Why Contingency Matters

Every flip has surprises — hidden water damage, electrical code violations, foundation issues, lead paint, asbestos. The 10-20% contingency on rehab budget is the cushion. Experienced flippers run 15% on standard rehabs and 20%+ on older homes (pre-1978) or unknown condition. Skipping contingency to make a deal pencil is the single most common reason flips lose money.

Carrying Cost Math

Carrying cost includes loan interest (often 8-12% on hard money or short-term construction), property tax + insurance + utilities, and HOA if any. A typical flip on a $200k house with hard money costs $1,500-2,500/month. Six months hold = $9-15k.
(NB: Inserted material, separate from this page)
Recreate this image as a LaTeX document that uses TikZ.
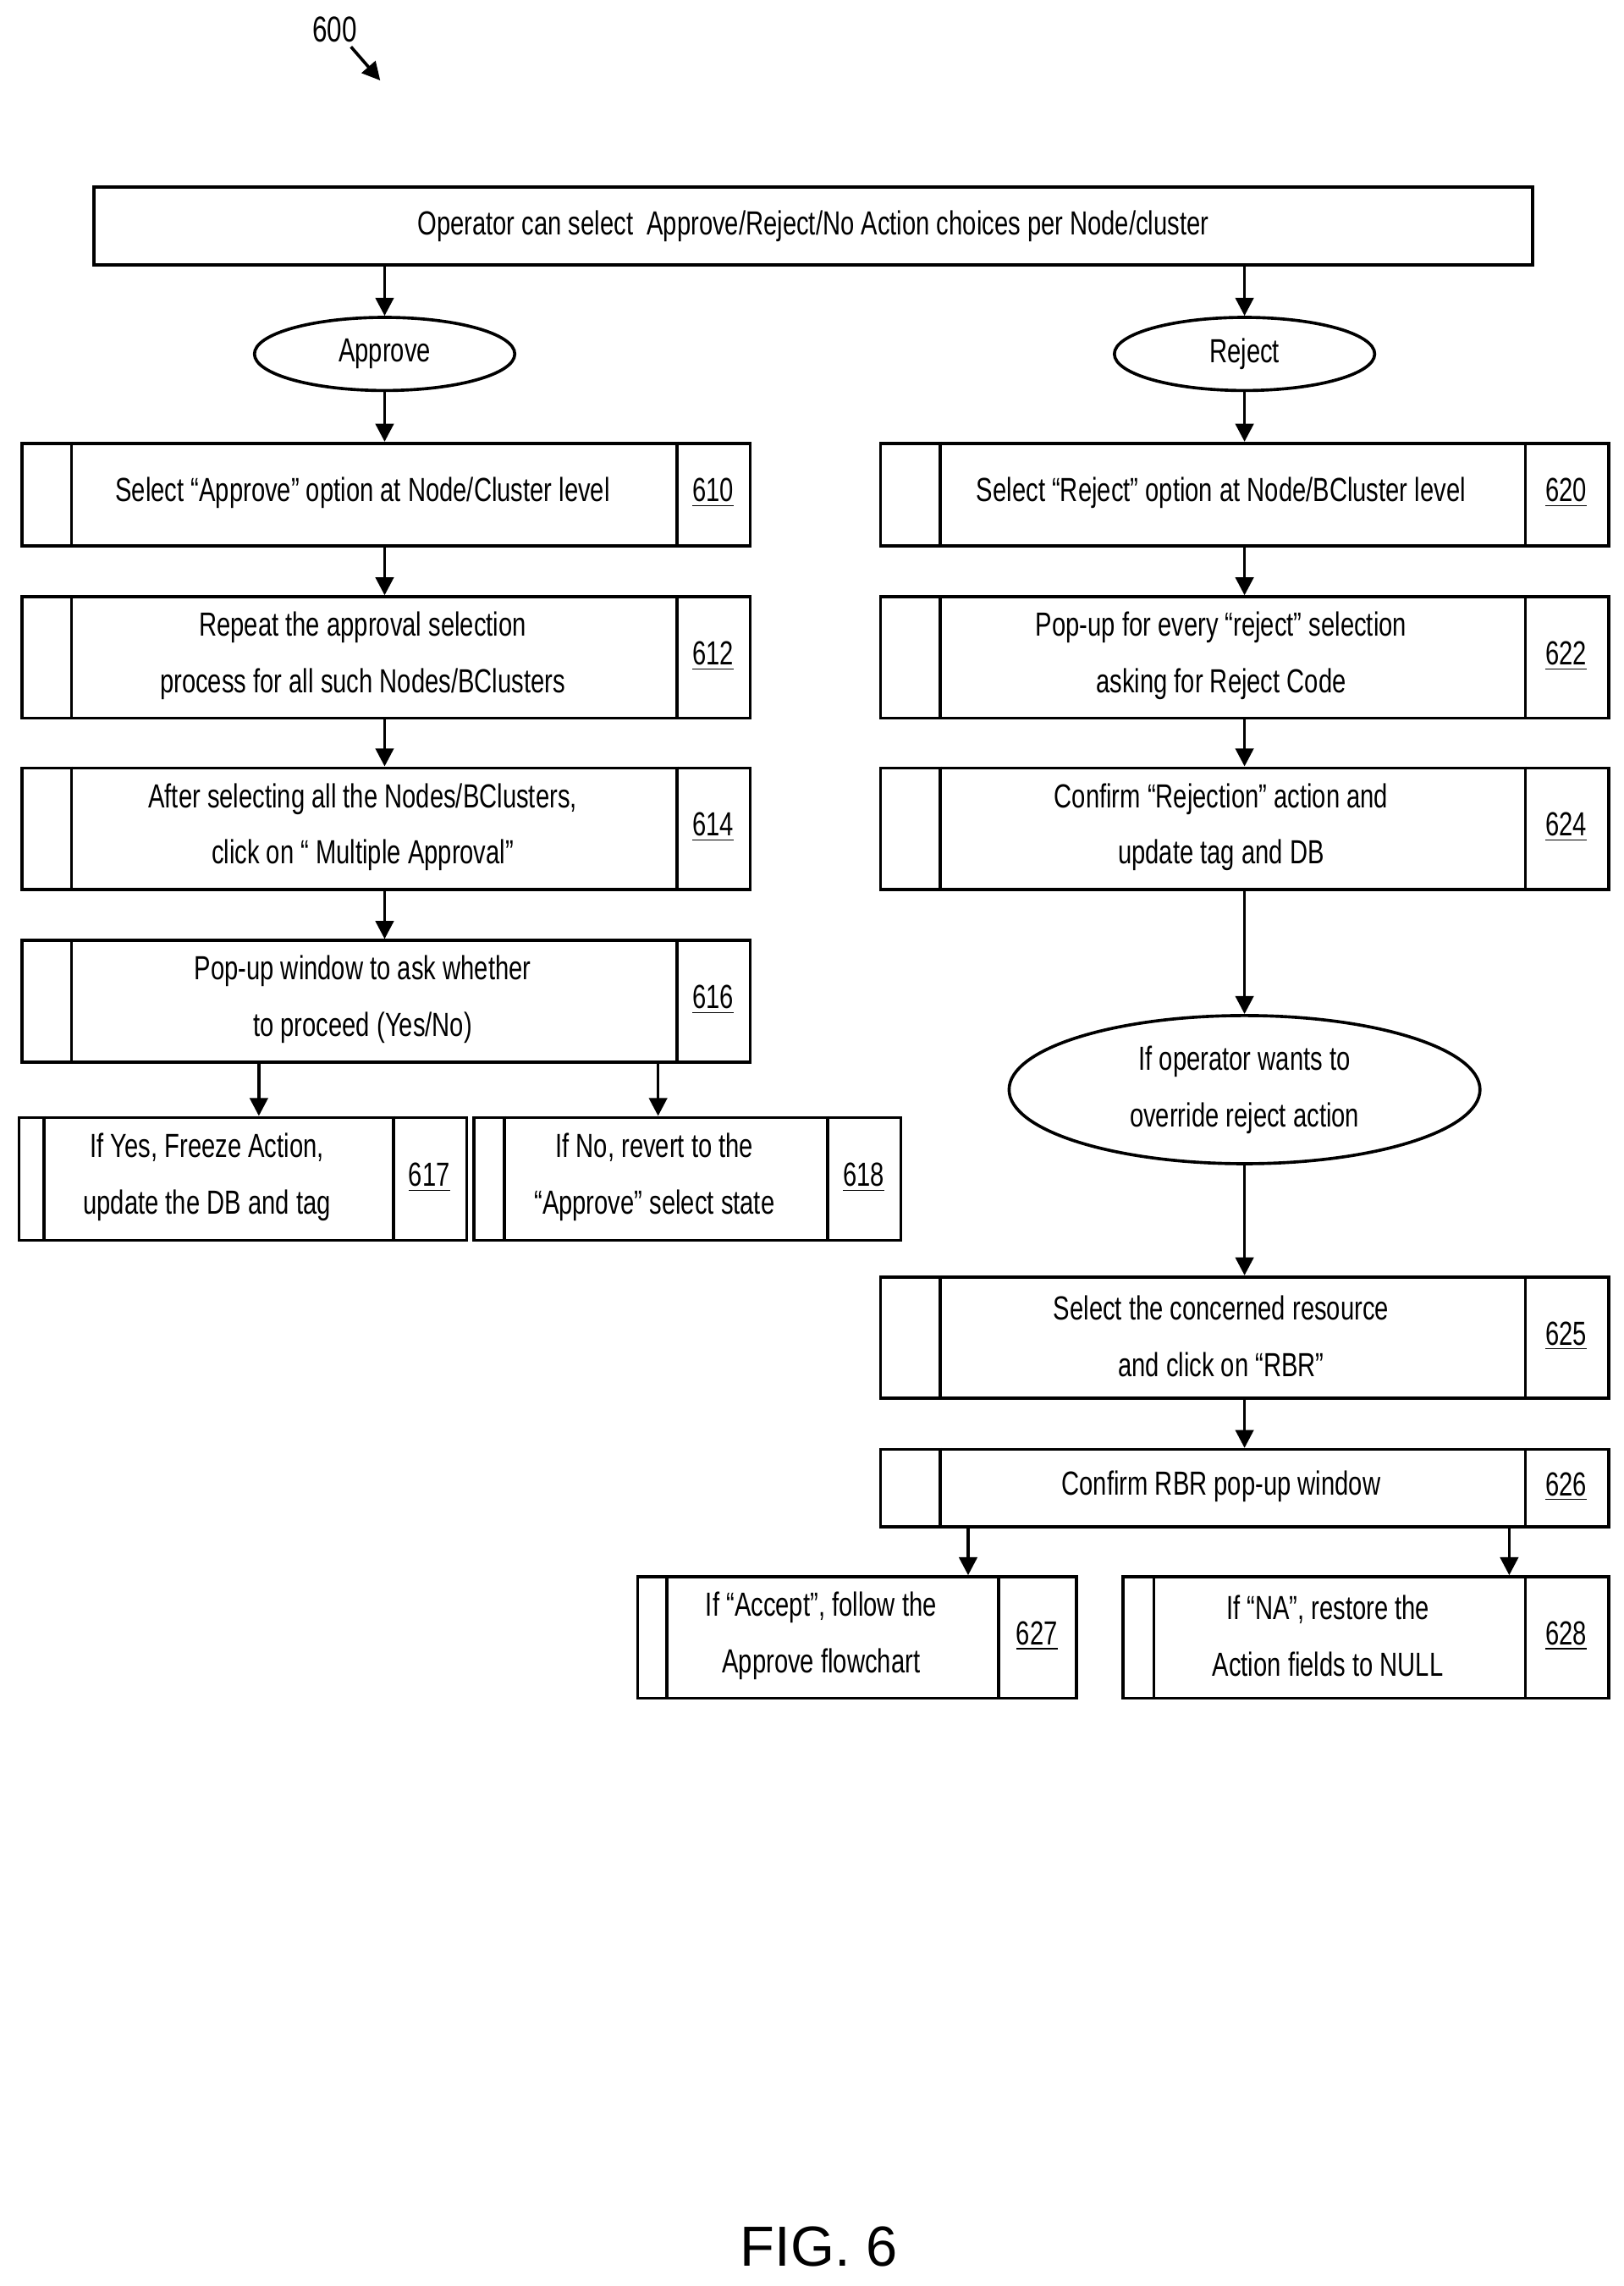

This is often the largest "hidden" cost beyond the rehab itself, and it grows linearly with every month the property sits.

Selling Cost Reality

Selling costs typically run 7% of ARV — 5-6% agent commission, 1% closing costs/title insurance, plus any seller concessions to buyer. On a $290k sale, that's $20k. Some flippers sell FSBO to save the listing commission (3%) but typically achieve 3-5% lower sale price — netting roughly the same. Plan for 7% as a default unless you have specific selling strategy.